GLENMONT — The Bethlehem Planning Board decided not to reconsider the Wemple Road Apartments and subdivision projects on Tuesday, March 5, after voting it down 3-2 in its Feb. 5 meeting.
This 96-unit multifamily development was to comprise of nine four-unit buildings and 10 six-unit buildings in a townhouse style, and take up more than 28 acres, as part of a bigger 37-acre parcel of land — this apartment complex would occupy one lot of the subdivision.
Around seven acres would have been for the subdivision’s second lot and retained by the current landowner, while the remaining 1.8 acres was to be conveyed to the town for highway purposes.
The aforementioned apartments were to be rental and have no age restrictions, catering to those who want to rent in higher-end, condo-like housing.
What lies on this once-proposed site is a large wide-open corn and agricultural field now.
According to town documents, the Wemple Road Apartments project’s site plan application had appeared before the Planning Board for nine meetings, dating back to Aug. 16, 2016; the subdivision application had been on the Planning Board agendas since Dec. 4, 2018.
The project’s details had been adjusted through the years in order to heed the board and public’s comments, including changing certain tree planting locations and accessible pathways, and highlighting how two six-unit buildings had appeared too physically close to each other.
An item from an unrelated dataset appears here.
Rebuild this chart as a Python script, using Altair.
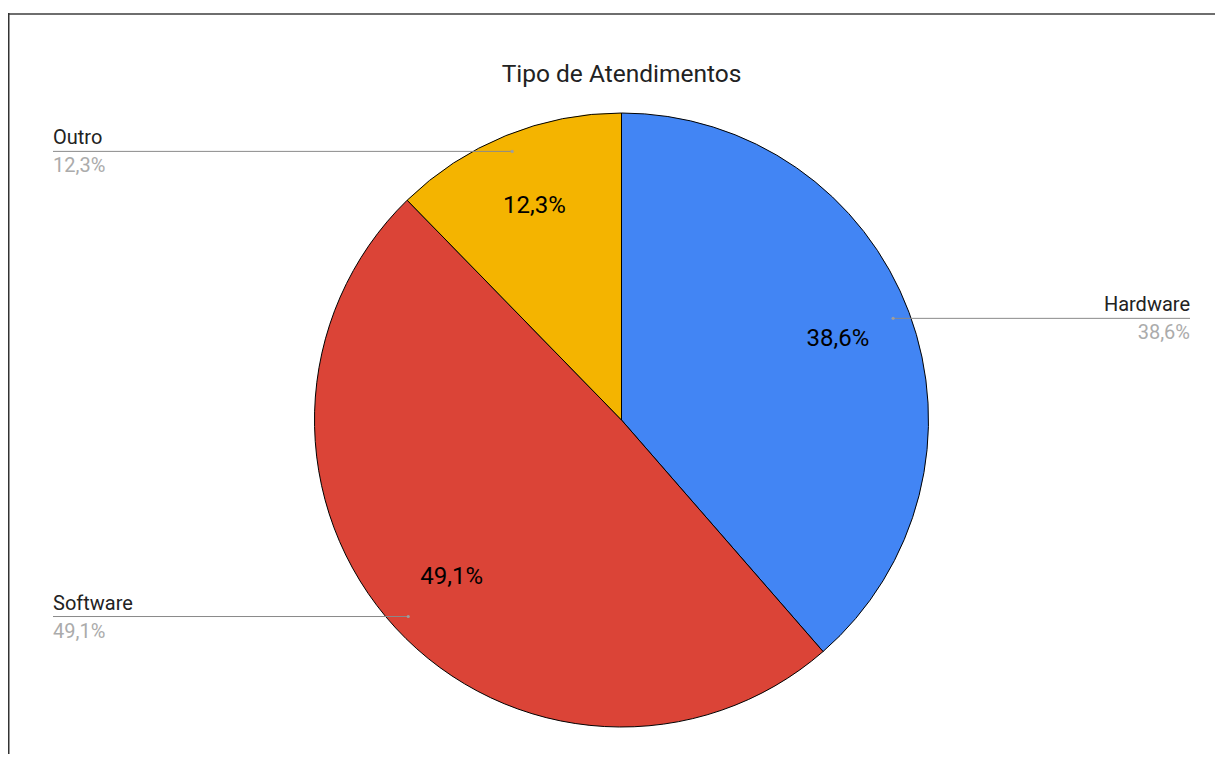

Other concerns revolved around density, potentially higher vehicular traffic and whether the project’s visual aesthetics would complement the town’s overall character.
In its Feb. 5 meeting, Planning Board members denied the subdivision application by the 2-3 vote citing a handful of concerns relating to density, traffic impacts, community character and for the plan not accounting for a state mandated 100-foot buffer.
Spotlight News reached out to the Planning Board and Smolinsky wrote in an email that he was not able to comment further on the matter since “this decision may be the subject of litigation.”
Spotlight News had also reached out to John Biscone, the landowner in question, and Ingalls Associates, the Schenectady-based firm which had conducted the project’s land surveying, engineering designs and commentary-influenced adjustments, for comment but received none at the time of this article’s publication.
Ingalls Associates is currently overseeing 10 other projects, including designing a similar one called the Kendall Square Mixed-use Development in Bethlehem which proposes “108 residential units and 40,000 square feet of commercial office with access roads, driveways and associated utilities on a 17-acre site.”
Discussions about open space protection and developments continue throughout Bethlehem and the town is still undergoing a new comprehensive plan update to partially address that.